There exists a strategy such that 99 of them gives the right answer.

Hint: The core idea is the same as the one in the problem presented in the question but there is one more step ;-)

Answer 15

I think that it might not be the most unintuitive but the fact there exists sets which intersect with every perfect subset (but contains none of them!) of the reals is fairly bizarre.

Answer 16

To me, the only "unintuitive" applications of uncountable choice is when it turns up in physics. The only case I know where this happens is in the maximal-extension theorem of Choquet-Bruhat (QM does not use uncountable choice). This uses local extension properties of solutions to General Relativity to prove, using Zorn's lemma, that there exists a maximal extension. The use of axiom of choice is, I think, essential.

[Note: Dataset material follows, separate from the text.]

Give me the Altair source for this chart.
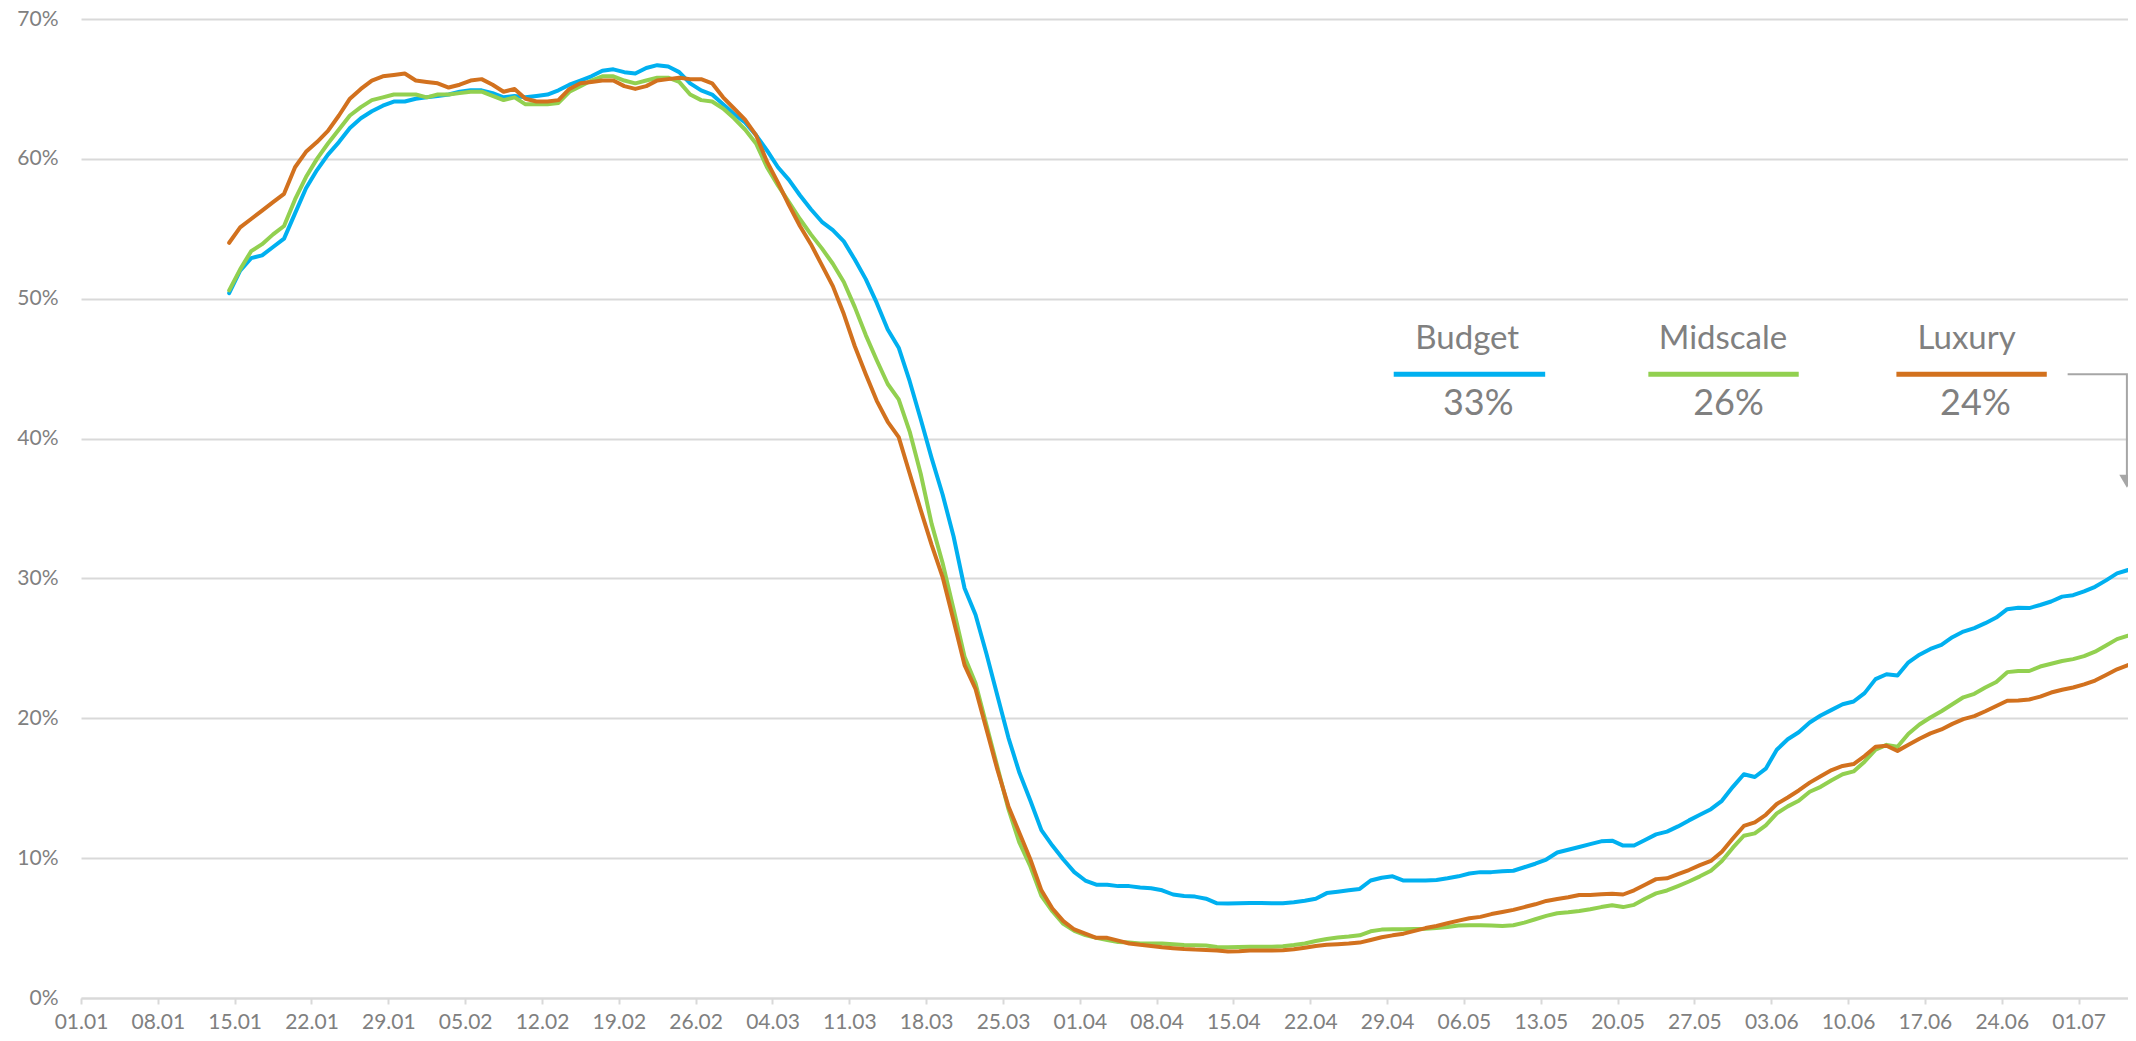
import altair as alt
import pandas as pd

# ---- data: daily occupancy (%) from 14.01.2020 to 05.07.2020 ----
start_date = "2020-01-14"

budget = [
    50.4, 52.0, 52.9, 53.1, 53.7, 54.3, 56.1, 57.9, 59.2, 60.3, 61.2, 62.2, 62.9, 63.4, 63.8,
    64.1, 64.1, 64.3, 64.4, 64.5, 64.6, 64.8, 64.9, 64.9, 64.7, 64.4, 64.5, 64.4, 64.5, 64.6,
    64.9, 65.3, 65.6, 65.9, 66.3, 66.4, 66.2, 66.1, 66.5, 66.7, 66.6, 66.2, 65.4, 64.9, 64.6,
    63.9, 63.2, 62.6, 61.7, 60.6, 59.4, 58.5, 57.4, 56.4, 55.5, 54.9, 54.1, 52.8, 51.4, 49.7,
    47.8, 46.5, 44.1, 41.4, 38.6, 36.0, 33.0, 29.3, 27.4, 24.6, 21.6, 18.6, 16.1, 14.1, 12.0,
    10.9, 9.9, 9.0, 8.4, 8.1,
    8.1, 8.0, 8.0, 7.9, 7.85, 7.7, 7.4, 7.3, 7.25, 7.1, 6.77, 6.75, 6.77, 6.8, 6.8, 6.77,
    6.77, 6.85, 6.96, 7.1, 7.5, 7.6, 7.7, 7.8, 8.4, 8.6, 8.7, 8.4, 8.4, 8.4, 8.44, 8.56, 8.7,
    8.9, 9.0, 9.0, 9.06, 9.1, 9.35, 9.6, 9.9, 10.4, 10.6, 10.8, 11.0, 11.2, 11.25,
    10.9, 10.9, 11.3, 11.7, 11.9, 12.27, 12.7, 13.1, 13.5, 14.1, 15.1, 16.0, 15.8, 16.4, 17.75,
    18.5, 19.0, 19.7, 20.2, 20.6, 21.0, 21.2, 21.8, 22.8, 23.15, 23.06, 24.0, 24.55, 24.96,
    25.25, 25.8, 26.2, 26.45, 26.8, 27.2, 27.8, 27.9, 27.88, 28.1, 28.35, 28.7, 28.8, 29.07,
    29.4, 29.86, 30.36, 30.6,
]

midscale = [
    50.6, 52.1, 53.4, 53.9, 54.6, 55.2, 57.1, 58.7, 60.0, 61.1, 62.1, 63.1, 63.7, 64.2, 64.4,
    64.6, 64.6, 64.6, 64.4, 64.6, 64.6, 64.7, 64.8, 64.8, 64.5, 64.2, 64.4, 63.9, 63.9, 63.9,
    64.0, 64.8, 65.2, 65.6, 65.9, 65.9, 65.6, 65.4, 65.6, 65.8, 65.8, 65.5, 64.6, 64.2, 64.1,
    63.6, 62.9, 62.1, 61.1, 59.4, 58.1, 56.9, 55.7, 54.6, 53.6, 52.5, 51.2, 49.4, 47.4, 45.6,
    43.9, 42.8, 40.5, 37.5, 33.9, 31.1, 27.8, 24.4, 22.5, 19.5, 16.5, 13.5, 11.1, 9.4, 7.3,
    6.2, 5.3, 4.8, 4.5, 4.3,
    4.15, 4.0, 3.96, 3.9, 3.9, 3.9, 3.84, 3.79, 3.77, 3.75, 3.65, 3.63, 3.65, 3.67, 3.67, 3.67,
    3.7, 3.79, 3.9, 4.08, 4.22, 4.32, 4.39, 4.48, 4.77, 4.89, 4.91, 4.91, 4.94, 4.96, 5.0, 5.08,
    5.18, 5.2, 5.2, 5.18, 5.15, 5.2, 5.39, 5.63, 5.87, 6.06, 6.13, 6.22, 6.34, 6.5, 6.63,
    6.5, 6.66, 7.1, 7.48, 7.69, 8.0, 8.33, 8.7, 9.1, 9.8, 10.75, 11.6, 11.77, 12.35, 13.2,
    13.7, 14.1, 14.75, 15.1, 15.57, 16.0, 16.2, 16.9, 17.75, 18.1, 17.96, 18.9, 19.56, 20.06,
    20.5, 21.0, 21.5, 21.75, 22.2, 22.6, 23.3, 23.38, 23.38, 23.7, 23.9, 24.1, 24.23, 24.44,
    24.76, 25.2, 25.66, 25.9,
]

luxury = [
    54.0, 55.1, 55.7, 56.3, 56.9, 57.5, 59.4, 60.5, 61.2, 62.0, 63.1, 64.3, 65.0, 65.6, 65.9,
    66.0, 66.1, 65.6, 65.5, 65.4, 65.1, 65.3, 65.6, 65.7, 65.3, 64.8, 65.0, 64.3, 64.1, 64.1,
    64.2, 65.0, 65.4, 65.5, 65.6, 65.6, 65.2, 65.0, 65.2, 65.6, 65.7, 65.8, 65.7, 65.7, 65.4,
    64.4, 63.6, 62.8, 61.7, 59.8, 58.3, 56.7, 55.2, 53.9, 52.4, 50.9, 48.9, 46.6, 44.6, 42.7,
    41.2, 40.1, 37.5, 34.9, 32.4, 30.1, 27.0, 23.8, 22.1, 19.2, 16.3, 13.7, 11.8, 9.9, 7.7,
    6.4, 5.5, 4.9, 4.6, 4.3,
    4.3, 4.1, 3.9, 3.8, 3.72, 3.63, 3.56, 3.5, 3.46, 3.44, 3.39, 3.32, 3.34, 3.39, 3.39, 3.39,
    3.41, 3.48, 3.6, 3.72, 3.8, 3.84, 3.89, 3.96, 4.15, 4.34, 4.48, 4.6, 4.8, 5.0, 5.15, 5.34,
    5.53, 5.7, 5.8, 6.0, 6.15, 6.3, 6.5, 6.7, 6.94, 7.08, 7.2, 7.37, 7.37, 7.42, 7.46,
    7.4, 7.7, 8.1, 8.5, 8.56, 8.85, 9.15, 9.5, 9.8, 10.46, 11.4, 12.3, 12.56, 13.1, 13.87,
    14.34, 14.84, 15.4, 15.86, 16.3, 16.59, 16.73, 17.3, 17.96, 18.04, 17.67, 18.1, 18.54,
    18.92, 19.2, 19.6, 19.94, 20.15, 20.5, 20.88, 21.25, 21.28, 21.34, 21.55, 21.84, 22.04,
    22.2, 22.42, 22.7, 23.1, 23.5, 23.8,
]

segments = ["Budget", "Midscale", "Luxury"]
seg_colors = ["#00B0F0", "#92D050", "#D2711E"]
final_labels = ["33%", "26%", "24%"]

y_ticks = [0, 10, 20, 30, 40, 50, 60, 70]
x_tick_dates = pd.date_range("2020-01-01", "2020-07-01", freq="7D")

# annotation anchors in data space (days after 01.01, value in %)
name_days = [126.3, 149.6, 171.8]
pct_days = [127.3, 150.1, 172.6]
key_start_days = [119.6, 142.8, 165.4]
key_end_days = [133.4, 156.5, 179.1]
name_value = 46.4
pct_value = 41.7
key_value = 44.6
connector_days = [181.0, 186.4, 186.4]
connector_values = [44.6, 44.6, 37.4]
arrow_day = 186.4
arrow_value = 36.95

# ---- tables ----
n = len(budget)
dates = pd.date_range(start_date, periods=n, freq="D")
df = pd.DataFrame({
    "date": list(dates) * 3,
    "value": budget + midscale + luxury,
    "segment": ["Budget"] * n + ["Midscale"] * n + ["Luxury"] * n,
})

base = pd.Timestamp("2020-01-01")


def to_t(days):
    return [(base + pd.to_timedelta(d, unit="D")).round("min") for d in days]


names_df = pd.DataFrame({"date": to_t(name_days), "value": [name_value] * 3, "label": segments})
pct_df = pd.DataFrame({"date": to_t(pct_days), "value": [pct_value] * 3, "label": final_labels})
keys_df = pd.DataFrame({
    "date": to_t(key_start_days), "date_end": to_t(key_end_days),
    "value": [key_value] * 3, "segment": segments,
})
conn_df = pd.DataFrame({"date": to_t(connector_days), "value": connector_values, "order": [0, 1, 2]})
arrow_df = pd.DataFrame({"date": to_t([arrow_day]), "value": [arrow_value]})

FONT = "Lato"
GRAY = "#808080"

x_scale = alt.Scale(domain=[alt.DateTime(year=2020, month=1, date=1),
                            alt.DateTime(year=2020, month=7, date=5, hours=12)])
y_scale = alt.Scale(domain=[0, 70], nice=False)
color_scale = alt.Scale(domain=segments, range=seg_colors)

x_axis = alt.Axis(
    values=[alt.DateTime(year=d.year, month=d.month, date=d.day) for d in x_tick_dates],
    format="%d.%m", formatType="time", title=None, grid=False,
    domain=True, domainColor="#D9D9D9", domainWidth=2,
    ticks=True, tickColor="#D9D9D9", tickWidth=2, tickSize=6,
    labelFont=FONT, labelFontSize=21, labelColor=GRAY, labelPadding=7,
    labelOverlap=False, labelFlush=False,
)
y_axis = alt.Axis(
    values=y_ticks, labelExpr="datum.value + '%'", title=None,
    grid=True, gridColor="#D9D9D9", gridWidth=2,
    domain=False, ticks=False, tickSize=0,
    labelFont=FONT, labelFontSize=21, labelColor=GRAY, labelPadding=23,
)

lines = alt.Chart(df).mark_line(strokeWidth=4, strokeJoin="round", strokeCap="round").encode(
    x=alt.X("date:T", timeUnit="yearmonthdate", bandPosition=0.5, scale=x_scale, axis=x_axis),
    y=alt.Y("value:Q", scale=y_scale, axis=y_axis),
    color=alt.Color("segment:N", scale=color_scale, legend=None),
    detail="segment:N",
)

keys = alt.Chart(keys_df).mark_rule(strokeWidth=5).encode(
    x=alt.X("date:T", title=None),
    x2="date_end:T",
    y=alt.Y("value:Q", title=None),
    color=alt.Color("segment:N", scale=color_scale, legend=None),
)

names = alt.Chart(names_df).mark_text(
    font=FONT, fontSize=33, color=GRAY, align="center", baseline="alphabetic"
).encode(x=alt.X("date:T", title=None), y=alt.Y("value:Q", title=None), text="label:N")

pcts = alt.Chart(pct_df).mark_text(
    font=FONT, fontSize=36, color=GRAY, align="center", baseline="alphabetic"
).encode(x=alt.X("date:T", title=None), y=alt.Y("value:Q", title=None), text="label:N")

conn = alt.Chart(conn_df).mark_line(color="#A6A6A6", strokeWidth=2).encode(
    x=alt.X("date:T", title=None), y=alt.Y("value:Q", title=None), order="order:Q"
)

arrow = alt.Chart(arrow_df).mark_point(
    shape="triangle-down", size=230, filled=True, color="#A6A6A6", opacity=1
).encode(x=alt.X("date:T", title=None), y=alt.Y("value:Q", title=None))

chart = alt.layer(lines, keys, names, pcts, conn, arrow).properties(
    width=2047, height=979,
    autosize=alt.AutoSizeParams(type="none"),
    padding={"left": 73, "top": 11, "right": 0, "bottom": 40},
    background="white",
).configure_view(stroke=None)

chart.save("out.html", embed_options={"renderer": "svg", "actions": False})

I couldn't see how to sidestep it when I read the paper a long time ago (somebody please correct me if I am wrong).

What is the axiom of choice doing in physics?

I believe that it is entirely due to the issue of double-sided maximally extended black holes. A maximal extension of General Relativity can contain "wormhole" like solutions (for example, a charged black holes with two patches connected by an interior region), and there can be countably many such bridges in any asymptotically flat patch. But each of these branches can connect you to another different asymptotically flat region, which might have its own countably infinite collection of bridges to other flat regions. The resulting spacetime is like a tree with countably many branches at each node, where each node represents an asymptotically flat spacetime, and each edge is a double-sided maximally extended black hole bridging the two nodes.

Such a tree can have infinite depth, and you must extend the solution to the whole tree. It seems intuitive that to patch the solutions together you need to extend the local solutions over continuum many nodes, and since GR is hyperbolic, you will get to make some arbitrary choices at each extension step. The dependence on choice then simply shows how unreasonable the maximally extended model of General Relativity is for physics.